Reliable Grid Forecasting: State Space Models for Safety-Critical Energy Systems
Jisoo Lee, Sunki Hong
TL;DR
The paper addresses safety-critical grid load forecasting by adopting grid-specific risk metrics that capture asymmetries between under-prediction and over-prediction. It evaluates Mamba-based state-space models on CAISO data, showing that standard accuracy metrics fail to reflect operational risk, while weather integration and tail-focused training yield substantial tail-risk reductions. The authors introduce S-Mamba, PowerMamba, and Mamba-ProbTSF architectures, compare them to iTransformer and Chronos, and demonstrate that S-Mamba achieves the lowest tail Reserve_99.5% margin (14.12%), with weather-enabled variants reducing large errors by up to ~40% and improving resilience under extreme conditions. The work also discusses practical deployment implications, including computational efficiency and the need for covariate-driven, weather-aware forecasting to support reliable, low-cost grid operations.
Abstract
Accurate grid load forecasting is safety-critical: under-predictions risk supply shortfalls, while symmetric error metrics mask this operational asymmetry. We introduce a grid-specific evaluation framework--Asymmetric MAPE, Under-Prediction Rate, and Reserve Margin--that directly measures operational risk rather than statistical accuracy alone. Using this framework, we conduct a systematic evaluation of Mamba-based State Space Models for California grid forecasting on a weather-aligned CAISO TAC-area dataset spanning Nov 2023--Nov 2025 (84,498 hourly records across 5 transmission areas). Our analysis reveals that standard accuracy metrics are poor proxies for operational safety: models with identical MAPE can require vastly different reserve margins.
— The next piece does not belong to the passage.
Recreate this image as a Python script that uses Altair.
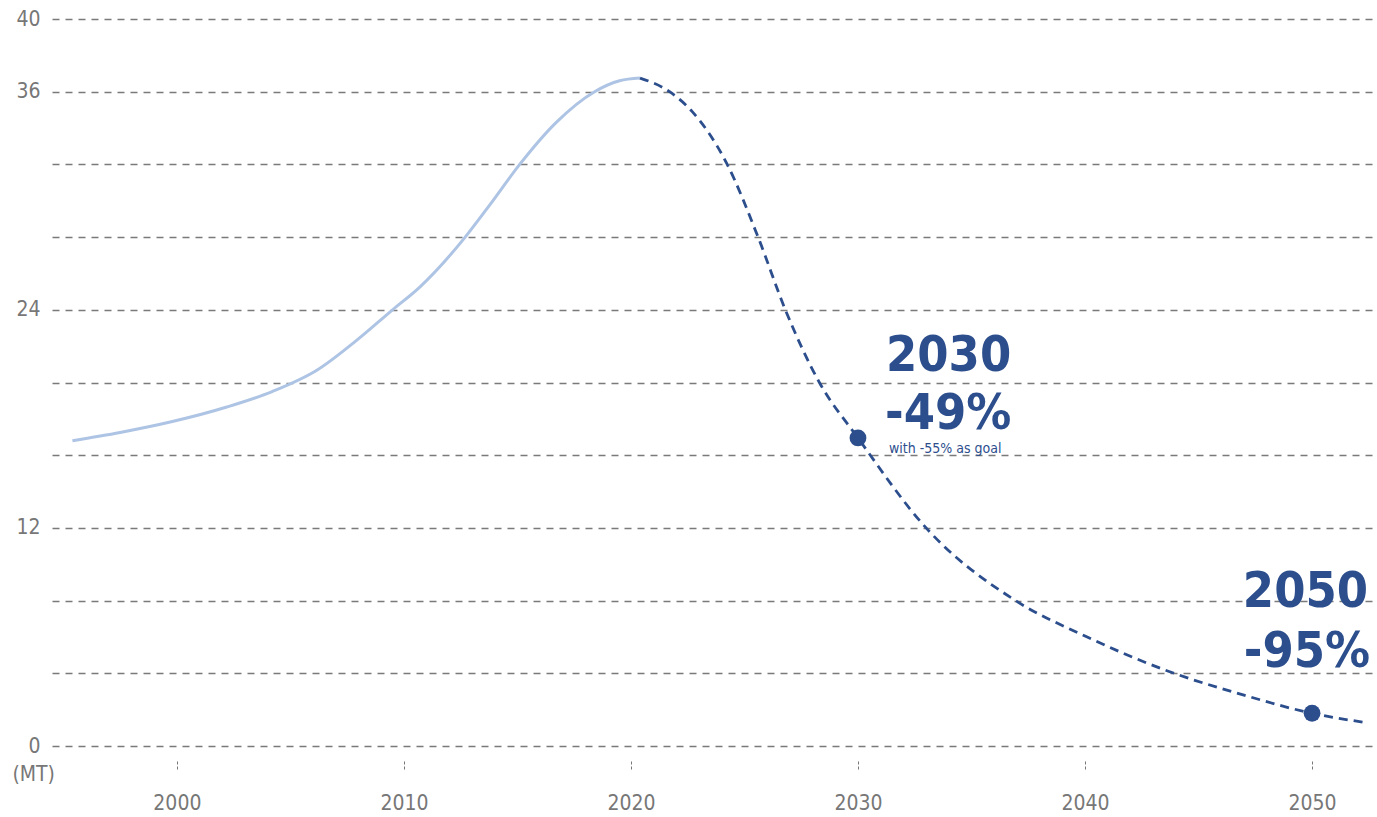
import altair as alt
import pandas as pd

# Emissions history (MT), smooth curve up to 2020
hist_year = [1995.4, 1997.5, 1999.8, 2002.2, 2004.2, 2006.2, 2007.9, 2009.5,
             2010.7, 2012.7, 2013.8, 2015.1, 2016.7, 2018.4, 2019.5, 2020.4]
hist_value = [16.8, 17.25, 17.85, 18.65, 19.5, 20.7, 22.3, 24.0,
              25.25, 28.0, 29.8, 32.0, 34.3, 36.0, 36.6, 36.75]

# Reduction pathway from 2020 onwards
proj_year = [2020.4, 2021.7, 2022.7, 2024.2, 2025.6, 2026.8, 2028.3, 2030.0,
             2033.0, 2036.9, 2040.0, 2043.7, 2047.0, 2050.0, 2052.3]
proj_value = [36.75, 36.0, 34.9, 32.1, 28.0, 24.0, 20.0, 16.95,
              12.0, 8.03, 6.05, 4.1, 2.8, 1.8, 1.3]

# Milestones
goal_year = [2030, 2050]
goal_value = [16.95, 1.8]
goal_head = ["2030", "2050"]
goal_cut = ["-49%", "-95%"]
goal_note = "with -55% as goal"

y_grid = list(range(0, 41, 4))
x_ticks = [2000, 2010, 2020, 2030, 2040, 2050]

FONT = "DejaVu Sans Condensed, Liberation Sans Narrow, Roboto, sans-serif"
DARK = "#2c4e8d"
LIGHT = "#aec4e4"
GREY = "#777777"

x_scale = alt.Scale(domain=[1994.5, 2052.86], nice=False, zero=False)
y_scale = alt.Scale(domain=[0, 40], nice=False)

x_axis = alt.Axis(values=x_ticks, format="d", title=None, domain=False, grid=False,
                  ticks=True, tickSize=8, tickDash=[3, 2], tickColor=GREY, tickWidth=1,
                  offset=15, labelPadding=23, labelFont=FONT, labelFontSize=21,
                  labelColor=GREY)
y_axis = alt.Axis(values=y_grid, title=None, domain=False, ticks=False, grid=True,
                  gridDash=[7, 6], gridColor="#7a7a7a", gridWidth=1.4,
                  labelExpr="(datum.value % 12 == 0 || datum.value == 40) ? datum.label : ''",
                  labelPadding=12, labelFont=FONT, labelFontSize=21, labelColor=GREY)

X = alt.X("year:Q", scale=x_scale, axis=x_axis)
Y = alt.Y("value:Q", scale=y_scale, axis=y_axis)

hist = pd.DataFrame({"year": hist_year, "value": hist_value})
proj = pd.DataFrame({"year": proj_year, "value": proj_value})
goals = pd.DataFrame({"year": goal_year, "value": goal_value,
                      "head": goal_head, "cut": goal_cut})

hist_line = alt.Chart(hist).mark_line(
    color=LIGHT, strokeWidth=3, interpolate="monotone"
).encode(x=X, y=Y)

proj_line = alt.Chart(proj).mark_line(
    color=DARK, strokeWidth=2.8, strokeDash=[9, 6], interpolate="monotone"
).encode(x=X, y=Y)

points = alt.Chart(goals).mark_point(
    filled=True, shape="circle", size=283, color=DARK, opacity=1
).encode(x=X, y=Y)

big = dict(font=FONT, fontSize=50, fontWeight="bold", color=DARK, baseline="alphabetic")

g2030 = goals[goals["year"] == 2030]
g2050 = goals[goals["year"] == 2050]

head_2030 = alt.Chart(g2030).mark_text(align="left", dx=28, dy=-67, **big).encode(
    x=X, y=Y, text="head:N")
cut_2030 = alt.Chart(g2030).mark_text(align="left", dx=27, dy=-9, **big).encode(
    x=X, y=Y, text="cut:N")
note_2030 = alt.Chart(g2030).mark_text(
    align="left", dx=31, dy=15, font=FONT, fontSize=14, color=DARK, baseline="alphabetic"
).encode(x=X, y=Y, text=alt.value(goal_note))

head_2050 = alt.Chart(g2050).mark_text(align="right", dx=56, dy=-106, **big).encode(
    x=X, y=Y, text="head:N")
cut_2050 = alt.Chart(g2050).mark_text(align="right", dx=58, dy=-46, **big).encode(
    x=X, y=Y, text="cut:N")

unit = alt.Chart(pd.DataFrame({"t": ["(MT)"]})).mark_text(
    align="right", baseline="middle", font=FONT, fontSize=21, color=GREY
).encode(x=alt.value(3), y=alt.value(756), text="t:N")

chart = alt.layer(
    hist_line, proj_line, points, head_2030, cut_2030, note_2030,
    head_2050, cut_2050, unit
).properties(
    width=1325, height=727,
    padding={"left": 52, "top": 19, "right": 0, "bottom": 71},
    autosize=alt.AutoSizeParams(type="none"),
    background="white",
).configure_view(stroke=None)

chart.save("out.html", embed_options={"renderer": "svg", "actions": False})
We demonstrate that forecast errors are weakly but significantly associated with temperature (r = 0.16, p < 10^{-16}), motivating weather-aware modeling rather than loss function modification alone. The S-Mamba model achieves the lowest Reserve_{99.5}% margin (14.12%) compared to 16.66% for iTransformer, demonstrating superior forecast reliability under a 99.5th-percentile tail-risk reserve proxy.